Database Normalization Explained: 1NF, 2NF, 3NF
Database normalization is a systematic approach to organizing data within a relational database. The primary goals are to reduce data redundancy (storing the same data in multiple places) and to improve data integrity. Normalization involves dividing large tables into smaller, less redundant tables and defining relationships between them.
The process is guided by a series of rules known as Normal Forms (NF). While higher normal forms exist, achieving the Third Normal Form (3NF) is the standard for most transactional databases (OLTP).
First Normal Form (1NF)
To satisfy 1NF, a table must meet the following criteria:
- Atomic Values: Each column must hold indivisible (atomic) values. No arrays, lists, or comma-separated values in a single cell.
- Unique Column Names: Each column in a table must have a unique name.
- No Repeating Groups: You should not have multiple columns representing the same attribute (e.g., Phone1, Phone2, Phone3).

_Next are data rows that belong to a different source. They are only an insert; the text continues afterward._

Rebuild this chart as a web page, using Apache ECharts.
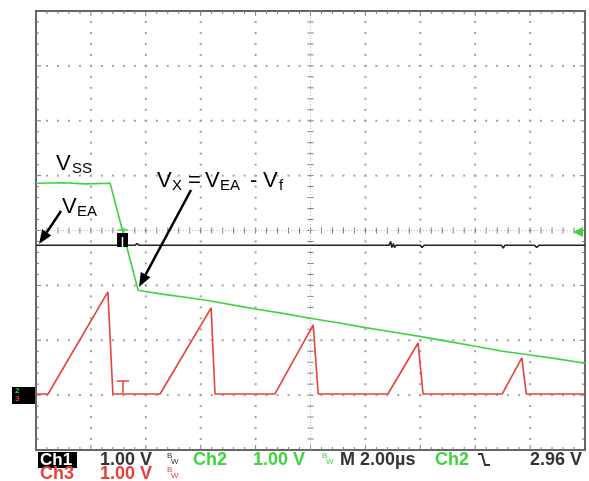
<!DOCTYPE html>
<html>
<head>
<meta charset="utf-8">
<script src="https://cdn.jsdelivr.net/npm/echarts@6/dist/echarts.min.js"></script>
<style>
html, body { margin: 0; padding: 0; background: #fff; }
#main { width: 589px; height: 481px; }
</style>
</head>
<body>
<div id="main"></div>
<script>
// scope screen is 10 x 8 divisions (2 us/div, 1 V/div)
// every point is [time in div, level in div]
const ch1Points = [
  [0, 3.73], [0.30, 3.73], [0.33, 3.76], [0.36, 3.73], [0.96, 3.73], [0.99, 3.70],
  [1.02, 3.73], [1.80, 3.73], [1.84, 3.76], [1.88, 3.73], [5.00, 3.73], [5.03, 3.76],
  [5.06, 3.73], [6.43, 3.73], [6.46, 3.80], [6.48, 3.69], [6.51, 3.76], [6.53, 3.69],
  [6.56, 3.73], [7.00, 3.73], [7.03, 3.69], [7.07, 3.73], [8.06, 3.73], [8.09, 3.76],
  [8.12, 3.73], [8.48, 3.73], [8.51, 3.68], [8.54, 3.73], [9.08, 3.73], [9.12, 3.69],
  [9.16, 3.73], [10, 3.73]
];
const ch2Points = [
  [0, 4.86], [0.5, 4.87], [0.9, 4.85], [1.35, 4.86], [1.86, 2.91], [2.3, 2.84],
  [2.75, 2.78], [3.1, 2.73], [3.6, 2.64], [4.0, 2.57], [4.5, 2.49], [4.99, 2.40],
  [5.5, 2.32], [6.0, 2.23], [6.5, 2.15], [6.99, 2.07], [7.5, 1.98], [8.0, 1.89],
  [8.5, 1.80], [8.94, 1.74], [9.5, 1.66], [10, 1.58]
];
const ch3Points = [
  [0, 1.02], [0.22, 1.02], [1.31, 2.88], [1.40, 1.02], [2.26, 1.02], [3.19, 2.59],
  [3.26, 1.02], [4.35, 1.02], [5.05, 2.28], [5.14, 1.02], [6.41, 1.02], [6.96, 1.95],
  [7.05, 1.02], [8.49, 1.02], [8.85, 1.68], [8.93, 1.02], [10, 1.02]
];

const green = '#3fd43f';
const red = '#e8403a';
const ink = '#222';
const font = 'Liberation Sans, Arial, sans-serif';

const chart = echarts.init(document.getElementById('main'));

function hiddenAxis(max) {
  return {
    type: 'value', min: 0, max: max, interval: 1,
    axisLine: { show: false }, axisLabel: { show: false },
    axisTick: { show: false }, splitLine: { show: false }
  };
}

function txt(x, y, s, size, color, opts) {
  return {
    type: 'text', x: x, y: y, z: 10,
    style: Object.assign({
      text: s, fontFamily: font, fontSize: size, fill: color,
      align: 'left', verticalAlign: 'middle'
    }, opts || {})
  };
}

function arrow(x1, y1, x2, y2) {
  const a = Math.atan2(y2 - y1, x2 - x1), L = 14, W = 5.5;
  const bx = x2 - L * Math.cos(a), by = y2 - L * Math.sin(a);
  return [
    { type: 'line', z: 10, shape: { x1: x1, y1: y1, x2: bx, y2: by }, style: { stroke: '#000', lineWidth: 2.5 } },
    { type: 'polygon', z: 10, shape: { points: [[x2, y2], [bx + W * Math.sin(a), by - W * Math.cos(a)], [bx - W * Math.sin(a), by + W * Math.cos(a)]] }, style: { fill: '#000' } }
  ];
}

const annot = [
  // V_SS
  txt(56, 164, 'V', 22, '#000'),
  txt(72, 169, 'SS', 15, '#000'),
  // V_EA
  txt(62, 207, 'V', 22, '#000'),
  txt(77, 212, 'EA', 15, '#000'),
  // V_X = V_EA - V_f
  txt(157, 181, 'V', 22, '#000'),
  txt(172, 186, 'X', 15, '#000'),
  txt(188, 181, '=', 22, '#000'),
  txt(205, 181, 'V', 22, '#000'),
  txt(220, 186, 'EA', 15, '#000'),
  txt(250, 181, '-', 22, '#000'),
  txt(263, 181, 'V', 22, '#000'),
  txt(279, 186, 'f', 15, '#000')
].concat(arrow(61, 211, 39, 244), arrow(191, 190, 139, 287));

const markers = [
  // trigger position
  { type: 'line', z: 9, shape: { x1: 118, y1: 230, x2: 128, y2: 230 }, style: { stroke: green, lineWidth: 1.5 } },
  { type: 'rect', z: 9, shape: { x: 117, y: 233, width: 11, height: 14 }, style: { fill: '#000' } },
  { type: 'line', z: 9, shape: { x1: 122.5, y1: 237, x2: 122.5, y2: 247 }, style: { stroke: '#fff', lineWidth: 1.5 } },
  // trigger level
  { type: 'polygon', z: 9, shape: { points: [[573, 232], [583, 227], [583, 237]] }, style: { fill: green } },
  // ground marker ch2/ch3
  { type: 'rect', z: 9, shape: { x: 12, y: 387, width: 23, height: 17 }, style: { fill: '#000' } },
  txt(15, 391, '2', 8, green, { fontWeight: 'bold' }),
  txt(15, 399, '3', 8, red, { fontWeight: 'bold' }),
  // red T trigger glyph
  { type: 'line', z: 9, shape: { x1: 117, y1: 381, x2: 129, y2: 381 }, style: { stroke: red, lineWidth: 1.5 } },
  { type: 'line', z: 9, shape: { x1: 123, y1: 381, x2: 123, y2: 393 }, style: { stroke: red, lineWidth: 1.5 } }
];

const b = { fontWeight: 'bold' };
const readout = [
  { type: 'rect', z: 9, shape: { x: 38, y: 452, width: 39, height: 16 }, style: { fill: '#000' } },
  txt(40, 460, 'Ch1', 17, '#fff', b),
  txt(100, 460, '1.00 V', 18, '#333', b),
  txt(167, 456, 'B', 8, '#333'),
  txt(171, 462, 'W', 8, '#333'),
  txt(193, 460, 'Ch2', 18, green, b),
  txt(253, 460, '1.00 V', 18, green, b),
  txt(322, 456, 'B', 8, green),
  txt(326, 462, 'W', 8, green),
  txt(340, 460, 'M 2.00\u00b5s', 18, '#333', b),
  txt(435, 460, 'Ch2', 18, green, b),
  { type: 'polyline', z: 9, shape: { points: [[478, 454], [482, 454], [485, 465], [490, 465]] }, style: { stroke: '#333', lineWidth: 2, fill: null } },
  txt(582, 460, '2.96 V', 18, '#333', { fontWeight: 'bold', align: 'right' }),
  txt(40, 474, 'Ch3', 18, red, b),
  txt(100, 474, '1.00 V', 18, red, b),
  txt(167, 470, 'B', 8, red),
  txt(171, 476, 'W', 8, red)
];

function trace(points, color) {
  return {
    type: 'line',
    data: points,
    showSymbol: false,
    animation: false,
    z: 5,
    lineStyle: { color: color, width: 1.6 }
  };
}

// graticule: dotted division lines, tick marks on the frame and on the centre cross
function graticule(params, api) {
  const kids = [];
  const dot = '#a0a0a0', tick = '#7a7a7a';
  function seg(x1, y1, x2, y2, c) {
    kids.push({ type: 'line', shape: { x1: x1, y1: y1, x2: x2, y2: y2 }, style: { stroke: c, lineWidth: 1 } });
  }
  for (let gx = 1; gx <= 9; gx++) {
    for (let j = 1; j < 40; j++) {
      const p = api.coord([gx, j / 5]);
      if (gx === 5) {
        seg(p[0] - 3, p[1], p[0] + 3, p[1], tick);
      } else {
        kids.push({ type: 'rect', shape: { x: p[0] - 1, y: p[1] - 1, width: 2, height: 2 }, style: { fill: dot } });
      }
    }
  }
  for (let gy = 1; gy <= 7; gy++) {
    for (let i = 1; i < 50; i++) {
      const p = api.coord([i / 5, gy]);
      if (gy === 4) {
        seg(p[0], p[1] - 3, p[0], p[1] + 3, tick);
      } else {
        kids.push({ type: 'rect', shape: { x: p[0] - 1, y: p[1] - 1, width: 2, height: 2 }, style: { fill: dot } });
      }
    }
  }
  // frame ticks every 0.2 div
  for (let i = 1; i < 50; i++) {
    const h = i % 5 === 0 ? 5 : 3;
    const t = api.coord([i / 5, 8]), bt = api.coord([i / 5, 0]);
    seg(t[0], t[1], t[0], t[1] + h, tick);
    seg(bt[0], bt[1], bt[0], bt[1] - h, tick);
  }
  for (let j = 1; j < 40; j++) {
    const h = j % 5 === 0 ? 5 : 3;
    const l = api.coord([0, j / 5]), r = api.coord([10, j / 5]);
    seg(l[0], l[1], l[0] + h, l[1], tick);
    seg(r[0], r[1], r[0] - h, r[1], tick);
  }
  const c1 = api.coord([5, 0]), c2 = api.coord([5, 8]);
  const c3 = api.coord([0, 4]), c4 = api.coord([10, 4]);
  kids.push({ type: 'line', shape: { x1: c1[0], y1: c1[1], x2: c2[0], y2: c2[1] }, style: { stroke: '#bbb', lineWidth: 1, lineDash: [1, 2] } });
  kids.push({ type: 'line', shape: { x1: c3[0], y1: c3[1], x2: c4[0], y2: c4[1] }, style: { stroke: '#bbb', lineWidth: 1, lineDash: [1, 2] } });
  return { type: 'group', children: kids };
}

chart.setOption({
  animation: false,
  grid: {
    left: 36, right: 4, top: 11, bottom: 31,
    show: true, borderColor: '#666', borderWidth: 2, backgroundColor: 'transparent'
  },
  xAxis: hiddenAxis(10),
  yAxis: hiddenAxis(8),
  series: [
    {
      type: 'custom',
      silent: true,
      z: 1,
      data: [[0, 0]],
      renderItem: graticule
    },
    trace(ch1Points, ink),
    trace(ch3Points, red),
    trace(ch2Points, green)
  ],
  graphic: annot.concat(markers, readout)
});
</script>
</body>
</html>
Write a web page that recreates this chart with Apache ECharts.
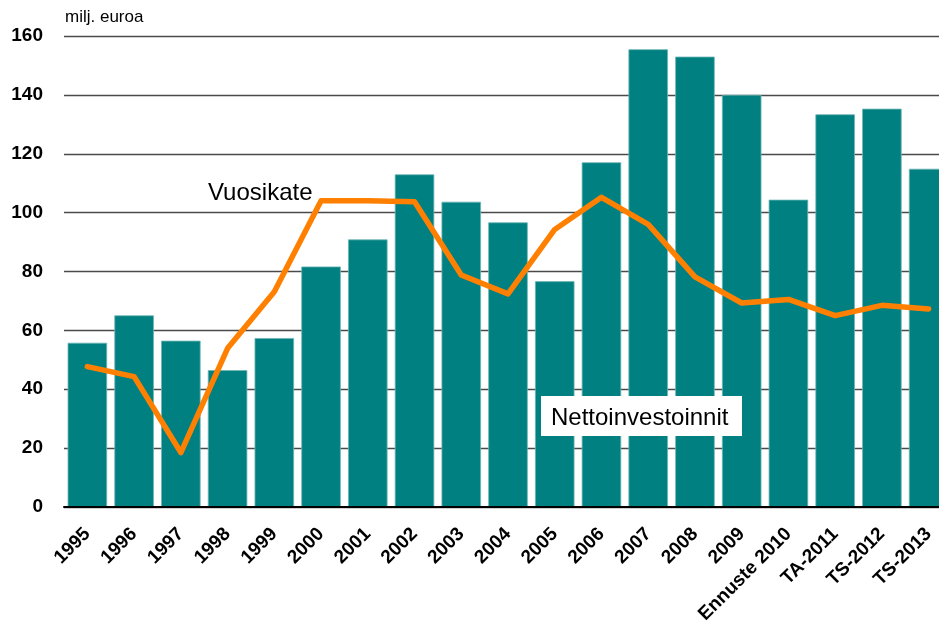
<!DOCTYPE html>
<html>
<head>
<meta charset="utf-8">
<script src="https://cdn.jsdelivr.net/npm/echarts@6/dist/echarts.min.js"></script>
<style>html,body{margin:0;padding:0;background:#fff;}#c{width:939px;height:623px;}</style>
</head>
<body>
<div id="c"></div>
<script>
const categories = ['1995','1996','1997','1998','1999','2000','2001','2002','2003','2004','2005','2006','2007','2008','2009','Ennuste 2010','TA-2011','TS-2012','TS-2013'];
const nettoinvestoinnit = [55.8, 65.1, 56.5, 46.5, 57.4, 81.7, 90.9, 113.0, 103.7, 96.7, 76.7, 117.1, 155.5, 153.0, 140.0, 104.4, 133.4, 135.3, 114.9];
const vuosikate = [47.7, 44.3, 18.5, 53.9, 73.1, 104.0, 104.0, 103.7, 78.8, 72.4, 94.3, 105.2, 96.0, 78.2, 69.3, 70.5, 65.0, 68.5, 67.3];
const yTicks = { min: 0, max: 160, interval: 20 };
const unitLabel = 'milj. euroa';
const lineLabel = 'Vuosikate';
const barLabel = 'Nettoinvestoinnit';

const chart = echarts.init(document.getElementById('c'), null, { renderer: 'canvas' });
chart.setOption({
  animation: false,
  backgroundColor: '#ffffff',
  grid: { left: 64, top: 36, width: 888, height: 471, containLabel: false, outerBoundsMode: 'none' },
  xAxis: {
    type: 'category',
    data: categories,
    boundaryGap: true,
    axisLine: { show: true, lineStyle: { color: '#000', width: 2 } },
    axisTick: { show: false },
    axisLabel: {
      interval: 0, rotate: 45, margin: 24,
      fontFamily: 'Liberation Sans, Arial, sans-serif', fontWeight: 'bold', fontSize: 19, color: '#000'
    },
    z: 5
  },
  yAxis: {
    type: 'value',
    min: yTicks.min, max: yTicks.max, interval: yTicks.interval,
    axisLine: { show: false },
    axisTick: { show: false },
    axisLabel: {
      margin: 21,
      fontFamily: 'Liberation Sans, Arial, sans-serif', fontWeight: 'bold', fontSize: 19, color: '#000'
    },
    splitLine: { show: true, lineStyle: { color: '#4a4a4a', width: 1.3 } }
  },
  series: [
    {
      name: barLabel,
      type: 'bar',
      data: nettoinvestoinnit,
      barWidth: 39.5,
      itemStyle: { color: '#008080', borderColor: '#6fb5b5', borderWidth: 0.8 },
      z: 2
    },
    {
      name: lineLabel,
      type: 'line',
      data: vuosikate,
      showSymbol: false,
      symbol: 'none',
      lineStyle: { color: '#ff8000', width: 5.5, cap: 'round', join: 'round' },
      z: 3
    }
  ],
  graphic: [
    { type: 'text', left: 65, top: 9, style: { text: unitLabel, font: '17px "Liberation Sans", Arial, sans-serif', fill: '#000' } },
    { type: 'text', x: 208, y: 193, style: { text: lineLabel, font: '24px "Liberation Sans", Arial, sans-serif', fill: '#000', verticalAlign: 'middle', align: 'left' }, z: 10 },
    { type: 'rect', shape: { x: 541, y: 396, width: 201, height: 40 }, style: { fill: '#ffffff' }, z: 10 },
    { type: 'text', x: 551, y: 418, style: { text: barLabel, font: '24px "Liberation Sans", Arial, sans-serif', fill: '#000', verticalAlign: 'middle', align: 'left' }, z: 11 }
  ]
});
</script>
</body>
</html>
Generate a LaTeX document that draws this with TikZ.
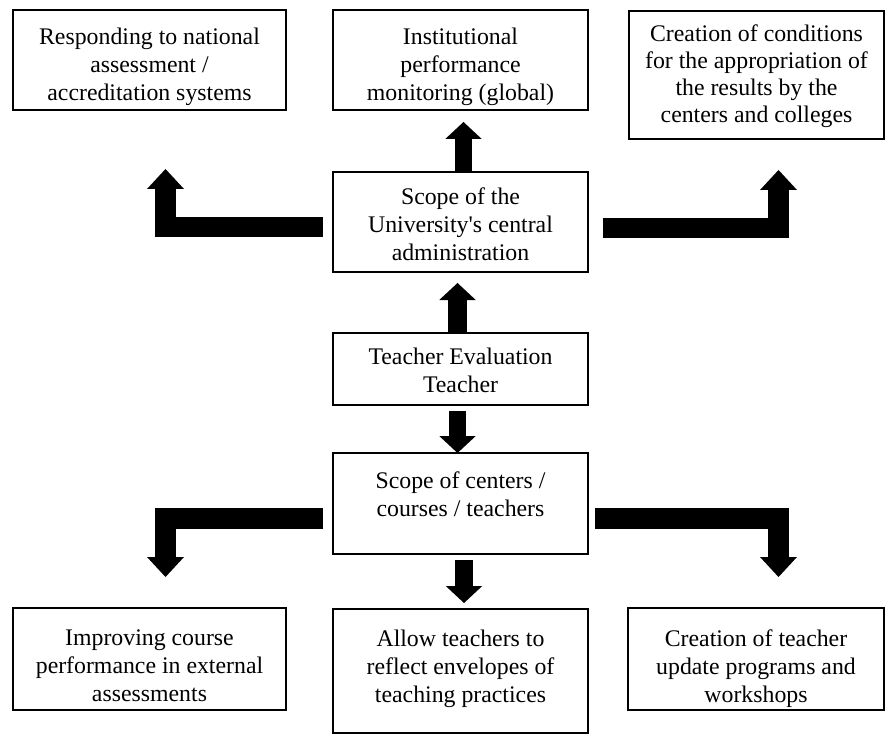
\documentclass[tikz,border=0pt]{standalone}
\usepackage{fontspec}
\setmainfont{Liberation Serif}
\usetikzlibrary{arrows.meta}
\tikzset{
  box/.style={draw, line width=1.4pt, inner sep=0pt, outer sep=0pt},
  txt/.style={anchor=north, inner sep=0pt, align=center,
    font=\fontsize{23.8pt}{28pt}\selectfont, execute at begin node=\strut},
  larrow/.style={line width=20.5pt, -{Triangle[width=37pt,length=20pt,line width=0pt]}},
  sarrow/.style={line width=17.5pt, -{Triangle[width=36.5pt,length=17pt,line width=0pt]}}
}
\begin{document}
\begin{tikzpicture}[x=1pt,y=-1pt]
\useasboundingbox (0,0) rectangle (890,735);
% boxes
\node[box, minimum width=273pt, minimum height=100pt] (tl) at (149.5,60) {};
\node[box, minimum width=255pt, minimum height=100pt] (tm) at (460.5,60) {};
\node[box, minimum width=255pt, minimum height=128pt] (tr) at (756.5,75) {};
\node[box, minimum width=255pt, minimum height=100pt] (central) at (460.5,222) {};
\node[box, minimum width=255pt, minimum height=72pt] (teacher) at (460.5,369) {};
\node[box, minimum width=255pt, minimum height=101pt] (scope) at (460.5,503.5) {};
\node[box, minimum width=273pt, minimum height=102pt] (bl) at (149.5,659) {};
\node[box, minimum width=255pt, minimum height=124pt] (bm) at (460.5,671) {};
\node[box, minimum width=256pt, minimum height=102pt] (br) at (756,659) {};
% texts
\node[txt] (tlt) at (149.5,28) {Responding to national\\assessment /\\accreditation systems};
\node[txt] (tmt) at (460.5,28) {Institutional\\performance\\monitoring (global)};
\node[txt, font=\fontsize{23.8pt}{27pt}\selectfont] (trt) at (756.5,24.5) {Creation of conditions\\for the appropriation of\\the results by the\\centers and colleges};
\node[txt] (centralt) at (460.5,188) {Scope of the\\University\textquotesingle s central\\administration};
\node[txt] (teachert) at (460.5,348) {Teacher Evaluation\\Teacher};
\node[txt] (scopet) at (460.5,472) {Scope of centers /\\courses / teachers};
\node[txt] (blt) at (149.5,630) {Improving course\\performance in external\\assessments};
\node[txt] (bmt) at (460.5,630) {Allow teachers to\\reflect envelopes of\\teaching practices};
\node[txt] (brt) at (756,630) {Creation of teacher\\update programs and\\workshops};
% straight arrows
\draw[sarrow, line width=18.5pt, shorten >=11pt] ([xshift=-3pt]teacher.north) -- ([xshift=-3pt]central.south);
\draw[sarrow, shorten >=12pt] ([xshift=3pt]central.north) -- ([xshift=3pt]tm.south);
\draw[sarrow, shorten <=6pt] ([xshift=-3pt]teacher.south) -- ([xshift=-3pt]scope.north);
\draw[sarrow, shorten <=6pt, shorten >=6pt] ([xshift=3.5pt]scope.south) -- ([xshift=3.5pt]bm.north);
% L-shaped arrows
\draw[larrow] ([xshift=-10pt,yshift=-5pt]central.west) -| ([xshift=16pt,yshift=-59pt]tl.south);
\draw[larrow] ([xshift=15pt,yshift=-6pt]central.east) -| ([xshift=22pt,yshift=-31pt]tr.south);
\draw[larrow] ([xshift=-10pt,yshift=-15pt]scope.west) -| ([xshift=16pt,yshift=31pt]bl.north);
\draw[larrow] ([xshift=7pt,yshift=-15pt]scope.east) -| ([xshift=22.5pt,yshift=31pt]br.north);
\end{tikzpicture}
\end{document}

Fixing 1NF Violations: If a user has multiple phone numbers, create a separate 'user_phones' table with a foreign key linking back to the 'users' table, rather than storing them in a single column or multiple numbered columns.
Second Normal Form (2NF)
To achieve 2NF, a table must:
- Be in 1NF.
- Have no Partial Dependency. This means all non-key attributes must depend on the entire primary key.
Context: This only applies if a table has a composite primary key (a primary key made of two or more columns). If a column depends on only one part of the composite key, it violates 2NF.
Fixing 2NF Violations: Move the partially dependent columns into a new table where the part of the composite key they depend on becomes the sole primary key.
Third Normal Form (3NF)
To achieve 3NF, a table must:
- Be in 2NF.
- Have no Transitive Dependency. This means a non-key column must not depend on another non-key column. All non-key columns must depend only on the primary key.
Example: Consider a 'orders' table containing 'customer_id', 'customer_name', and 'customer_address'. 'customer_name' and 'customer_address' depend on 'customer_id', not the 'order_id' (the primary key).
Fixing 3NF Violations: Extract the transitively dependent columns into a new table (e.g., a 'customers' table) and leave the foreign key ('customer_id') in the original table.
Denormalization
While normalization is crucial for data integrity and reducing update anomalies, strict adherence can sometimes lead to complex queries requiring numerous JOINs, which can degrade read performance. In analytical databases (OLAP) or high-read systems, engineers may intentionally denormalize data, accepting some redundancy in exchange for faster read times. Understanding normalization is a prerequisite to knowing when and how to safely denormalize.